#### Task prompt
Write out the material again exactly, please, and omit the pictures.

#### Source excerpt
• • • •

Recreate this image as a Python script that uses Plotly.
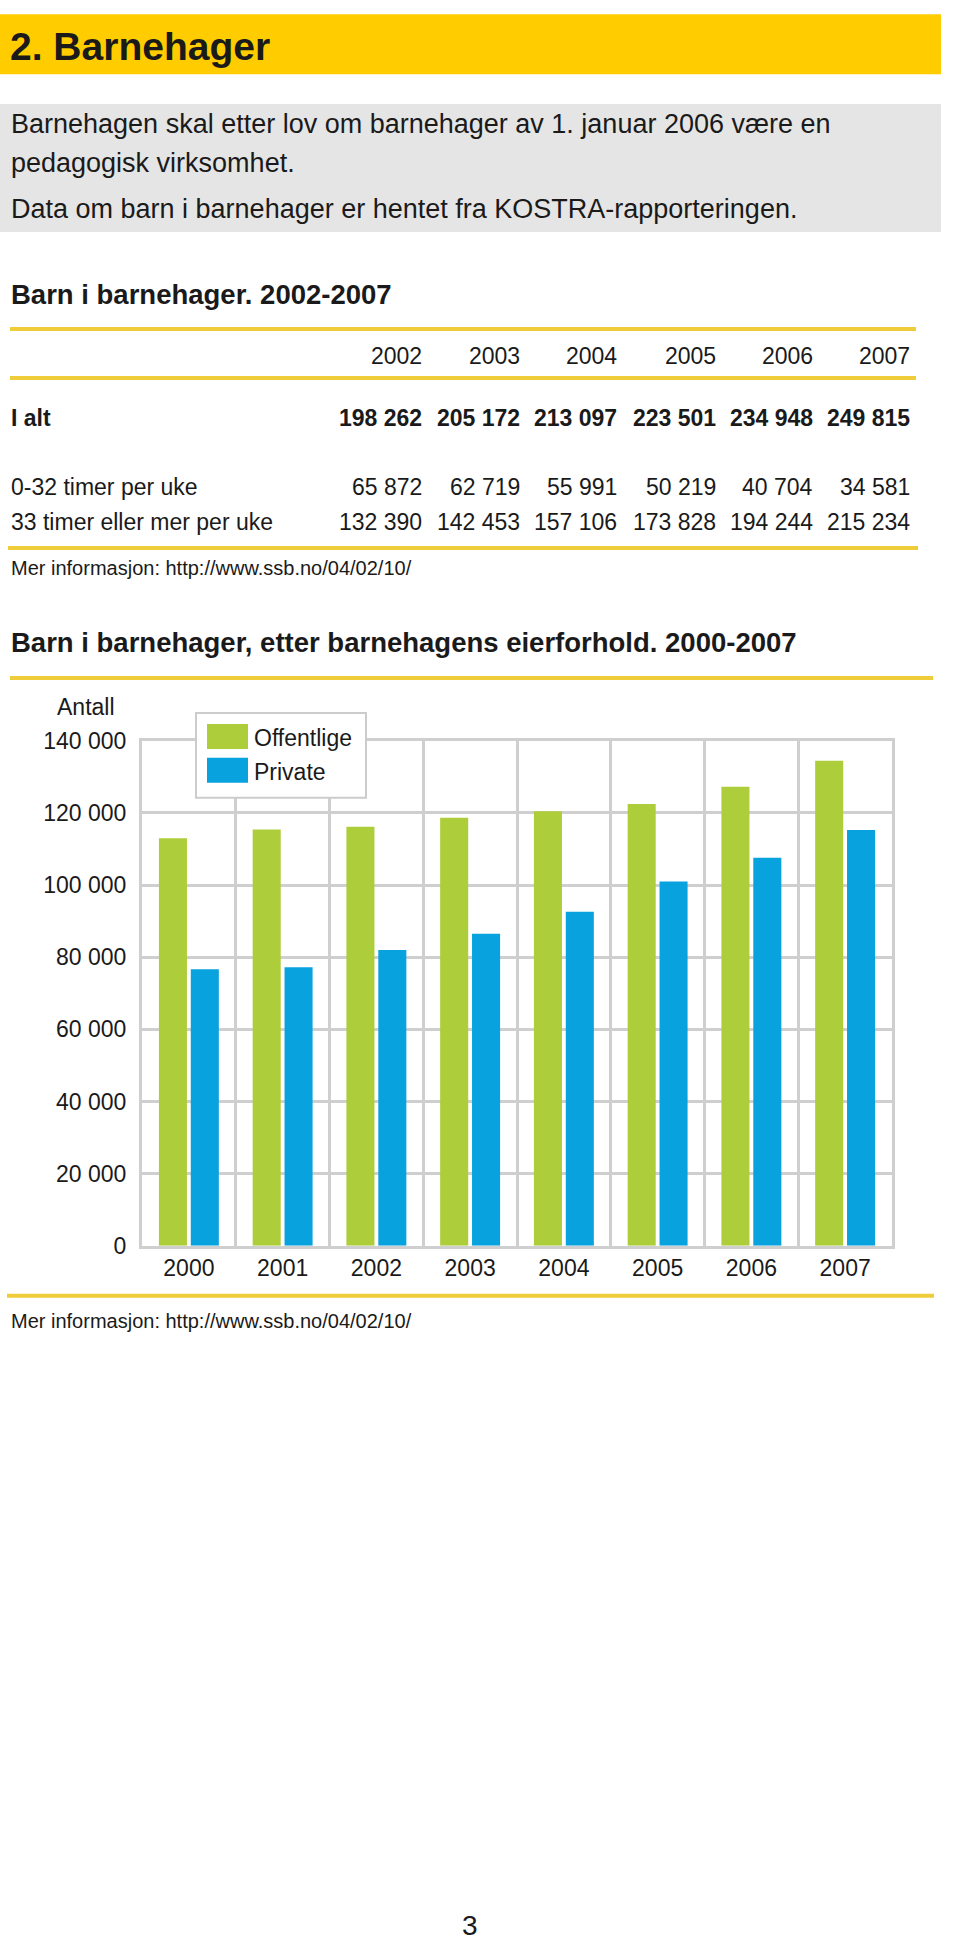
import plotly.graph_objects as go

# ---------------- data ----------------
table_years = ["2002", "2003", "2004", "2005", "2006", "2007"]
row_labels = ["I alt", "0-32 timer per uke", "33 timer eller mer per uke"]
i_alt = [198262, 205172, 213097, 223501, 234948, 249815]
timer_0_32 = [65872, 62719, 55991, 50219, 40704, 34581]
timer_33 = [132390, 142453, 157106, 173828, 194244, 215234]

chart_years = [2000, 2001, 2002, 2003, 2004, 2005, 2006, 2007]
offentlige = [113000, 115400, 116200, 118700, 120500, 122500, 127300, 134500]
private = [76700, 77200, 82000, 86500, 92600, 101000, 107600, 115300]
series_names = ["Offentlige", "Private"]

W, H = 960, 1944
FONT = "Liberation Sans, Arial, sans-serif"
YELLOW = "#ffcc00"
LINE_YELLOW = "#efcd3a"
GREEN = "#aecd3b"
BLUE = "#08a2de"
GRID = "#cfcfcf"
TXT = "#1a1a1a"

# small vertical calibration of the page layout (observed in the viewer)
Y_SCALE, Y_OFF = 0.987, 12


def px(x):
    return x / W


def py(y):
    return 1 - (y / Y_SCALE - Y_OFF) / H


def fmt(v):
    return f"{v:,}".replace(",", " ")


shapes = []
annotations = []


def rect(x0, y0, x1, y1, fill, line_color=None, line_width=0, layer="below"):
    shapes.append(dict(type="rect", xref="paper", yref="paper",
                       x0=px(x0), x1=px(x1), y0=py(y1), y1=py(y0),
                       fillcolor=fill,
                       line=dict(color=line_color or fill, width=line_width),
                       layer=layer))


def hline(x0, x1, y, color=LINE_YELLOW, width=4):
    shapes.append(dict(type="line", xref="paper", yref="paper",
                       x0=px(x0), x1=px(x1), y0=py(y), y1=py(y),
                       line=dict(color=color, width=width)))


def text(x, y, s, size, bold=False, anchor="left", color=TXT):
    if bold:
        s = f"<b>{s}</b>"
    annotations.append(dict(xref="paper", yref="paper", x=px(x), y=py(y),
                            text=s, showarrow=False, xanchor=anchor,
                            yanchor="middle",
                            font=dict(family=FONT, size=size, color=color)))


# header band
rect(0, 13, 941, 73, YELLOW)
text(8, 45, "2. Barnehager", 39, bold=True)

# gray intro box
rect(0, 103, 941, 231, "#e5e5e5")
text(9, 123, "Barnehagen skal etter lov om barnehager av 1. januar 2006 være en", 27)
text(9, 162, "pedagogisk virksomhet.", 27)
text(9, 208, "Data om barn i barnehager er hentet fra KOSTRA-rapporteringen.", 27)

# table
text(9, 293, "Barn i barnehager. 2002-2007", 27.5, bold=True)
hline(10, 916, 328)
hline(10, 916, 377)
hline(8, 918, 547)
col_right = [424, 522, 619, 718, 815, 912]
for xr, yr in zip(col_right, table_years):
    text(xr, 355, yr, 23, anchor="right")
rows = [(row_labels[0], i_alt, 417, True),
        (row_labels[1], timer_0_32, 486, False),
        (row_labels[2], timer_33, 521, False)]
for lab, vals, yy, b in rows:
    text(9, yy, lab, 23, bold=b)
    for xr, v in zip(col_right, vals):
        text(xr, yy, fmt(v), 23, bold=b, anchor="right")
text(9, 567, "Mer informasjon: http://www.ssb.no/04/02/10/", 20)

# chart heading
text(9, 642, "Barn i barnehager, etter barnehagens eierforhold. 2000-2007", 27.5, bold=True)
hline(10, 933, 677)
text(86, 706, "Antall", 23, anchor="center")

# bottom of chart
hline(7, 934, 1295)
text(9, 1320, "Mer informasjon: http://www.ssb.no/04/02/10/", 20)

# page number
text(470, 1925, "3", 28, anchor="center")

# legend (drawn)
rect(196, 712, 366, 797, "#ffffff", line_color="#cccccc", line_width=2, layer="above")
rect(207, 723, 248, 748, GREEN, layer="above")
rect(207, 757, 248, 782, BLUE, layer="above")
text(252, 737, series_names[0], 23)
text(252, 771, series_names[1], 23)

fig = go.Figure()
fig.add_trace(go.Bar(x=chart_years, y=offentlige, name=series_names[0],
                     marker=dict(color=GREEN, line=dict(width=0))))
fig.add_trace(go.Bar(x=chart_years, y=private, name=series_names[1],
                     marker=dict(color=BLUE, line=dict(width=0))))

plot_x0, plot_x1 = 142, 892
plot_y0, plot_y1 = 740, 1245

fig.update_layout(
    width=W, height=H,
    margin=dict(l=0, r=0, t=0, b=0),
    paper_bgcolor="white", plot_bgcolor="white",
    showlegend=False,
    barmode="group", bargap=0.32, bargroupgap=0.12,
    separators=", ",
    font=dict(family=FONT, color=TXT),
    shapes=shapes, annotations=annotations,
    xaxis=dict(domain=[px(plot_x0), px(plot_x1)],
               range=[1999.5, 2007.5], tickmode="array",
               tickvals=chart_years, ticktext=[str(y) for y in chart_years],
               showgrid=False, zeroline=False,
               showline=True, mirror=True, linecolor=GRID, linewidth=3,
               ticks="", ticklabelstandoff=0,
               tickfont=dict(family=FONT, size=23, color=TXT)
               , minor=dict(tick0=1999.5, dtick=1, showgrid=True,
                            gridcolor=GRID, gridwidth=3)),
    yaxis=dict(domain=[py(plot_y1), py(plot_y0)],
               range=[0, 140000], tickmode="linear", tick0=0, dtick=20000,
               tickformat=",d", showgrid=True, gridcolor=GRID, gridwidth=3,
               zeroline=False, showline=True, mirror=True, linecolor=GRID,
               linewidth=3, ticks="", ticklabelstandoff=8,
               tickfont=dict(family=FONT, size=23, color=TXT)),
)

fig.write_html("out.html", config={"displayModeBar": False},
               post_script="document.body.style.margin='0';")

• • • •

#### In response
Recreate this image as a Python script that uses Plotly.
import plotly.graph_objects as go

# ---------------- data ----------------
table_years = ["2002", "2003", "2004", "2005", "2006", "2007"]
row_labels = ["I alt", "0-32 timer per uke", "33 timer eller mer per uke"]
i_alt = [198262, 205172, 213097, 223501, 234948, 249815]
timer_0_32 = [65872, 62719, 55991, 50219, 40704, 34581]
timer_33 = [132390, 142453, 157106, 173828, 194244, 215234]

chart_years = [2000, 2001, 2002, 2003, 2004, 2005, 2006, 2007]
offentlige = [113000, 115400, 116200, 118700, 120500, 122500, 127300, 134500]
private = [76700, 77200, 82000, 86500, 92600, 101000, 107600, 115300]
series_names = ["Offentlige", "Private"]

W, H = 960, 1944
FONT = "Liberation Sans, Arial, sans-serif"
YELLOW = "#ffcc00"
LINE_YELLOW = "#efcd3a"
GREEN = "#aecd3b"
BLUE = "#08a2de"
GRID = "#cfcfcf"
TXT = "#1a1a1a"

# small vertical calibration of the page layout (observed in the viewer)
Y_SCALE, Y_OFF = 0.987, 12


def px(x):
    return x / W


def py(y):
    return 1 - (y / Y_SCALE - Y_OFF) / H


def fmt(v):
    return f"{v:,}".replace(",", " ")


shapes = []
annotations = []


def rect(x0, y0, x1, y1, fill, line_color=None, line_width=0, layer="below"):
    shapes.append(dict(type="rect", xref="paper", yref="paper",
                       x0=px(x0), x1=px(x1), y0=py(y1), y1=py(y0),
                       fillcolor=fill,
                       line=dict(color=line_color or fill, width=line_width),
                       layer=layer))


def hline(x0, x1, y, color=LINE_YELLOW, width=4):
    shapes.append(dict(type="line", xref="paper", yref="paper",
                       x0=px(x0), x1=px(x1), y0=py(y), y1=py(y),
                       line=dict(color=color, width=width)))


def text(x, y, s, size, bold=False, anchor="left", color=TXT):
    if bold:
        s = f"<b>{s}</b>"
    annotations.append(dict(xref="paper", yref="paper", x=px(x), y=py(y),
                            text=s, showarrow=False, xanchor=anchor,
                            yanchor="middle",
                            font=dict(family=FONT, size=size, color=color)))


# header band
rect(0, 13, 941, 73, YELLOW)
text(8, 45, "2. Barnehager", 39, bold=True)

# gray intro box
rect(0, 103, 941, 231, "#e5e5e5")
text(9, 123, "Barnehagen skal etter lov om barnehager av 1. januar 2006 være en", 27)
text(9, 162, "pedagogisk virksomhet.", 27)
text(9, 208, "Data om barn i barnehager er hentet fra KOSTRA-rapporteringen.", 27)

# table
text(9, 293, "Barn i barnehager. 2002-2007", 27.5, bold=True)
hline(10, 916, 328)
hline(10, 916, 377)
hline(8, 918, 547)
col_right = [424, 522, 619, 718, 815, 912]
for xr, yr in zip(col_right, table_years):
    text(xr, 355, yr, 23, anchor="right")
rows = [(row_labels[0], i_alt, 417, True),
        (row_labels[1], timer_0_32, 486, False),
        (row_labels[2], timer_33, 521, False)]
for lab, vals, yy, b in rows:
    text(9, yy, lab, 23, bold=b)
    for xr, v in zip(col_right, vals):
        text(xr, yy, fmt(v), 23, bold=b, anchor="right")
text(9, 567, "Mer informasjon: http://www.ssb.no/04/02/10/", 20)

# chart heading
text(9, 642, "Barn i barnehager, etter barnehagens eierforhold. 2000-2007", 27.5, bold=True)
hline(10, 933, 677)
text(86, 706, "Antall", 23, anchor="center")

# bottom of chart
hline(7, 934, 1295)
text(9, 1320, "Mer informasjon: http://www.ssb.no/04/02/10/", 20)

# page number
text(470, 1925, "3", 28, anchor="center")

# legend (drawn)
rect(196, 712, 366, 797, "#ffffff", line_color="#cccccc", line_width=2, layer="above")
rect(207, 723, 248, 748, GREEN, layer="above")
rect(207, 757, 248, 782, BLUE, layer="above")
text(252, 737, series_names[0], 23)
text(252, 771, series_names[1], 23)

fig = go.Figure()
fig.add_trace(go.Bar(x=chart_years, y=offentlige, name=series_names[0],
                     marker=dict(color=GREEN, line=dict(width=0))))
fig.add_trace(go.Bar(x=chart_years, y=private, name=series_names[1],
                     marker=dict(color=BLUE, line=dict(width=0))))

plot_x0, plot_x1 = 142, 892
plot_y0, plot_y1 = 740, 1245

fig.update_layout(
    width=W, height=H,
    margin=dict(l=0, r=0, t=0, b=0),
    paper_bgcolor="white", plot_bgcolor="white",
    showlegend=False,
    barmode="group", bargap=0.32, bargroupgap=0.12,
    separators=", ",
    font=dict(family=FONT, color=TXT),
    shapes=shapes, annotations=annotations,
    xaxis=dict(domain=[px(plot_x0), px(plot_x1)],
               range=[1999.5, 2007.5], tickmode="array",
               tickvals=chart_years, ticktext=[str(y) for y in chart_years],
               showgrid=False, zeroline=False,
               showline=True, mirror=True, linecolor=GRID, linewidth=3,
               ticks="", ticklabelstandoff=0,
               tickfont=dict(family=FONT, size=23, color=TXT)
               , minor=dict(tick0=1999.5, dtick=1, showgrid=True,
                            gridcolor=GRID, gridwidth=3)),
    yaxis=dict(domain=[py(plot_y1), py(plot_y0)],
               range=[0, 140000], tickmode="linear", tick0=0, dtick=20000,
               tickformat=",d", showgrid=True, gridcolor=GRID, gridwidth=3,
               zeroline=False, showline=True, mirror=True, linecolor=GRID,
               linewidth=3, ticks="", ticklabelstandoff=8,
               tickfont=dict(family=FONT, size=23, color=TXT)),
)

fig.write_html("out.html", config={"displayModeBar": False},
               post_script="document.body.style.margin='0';")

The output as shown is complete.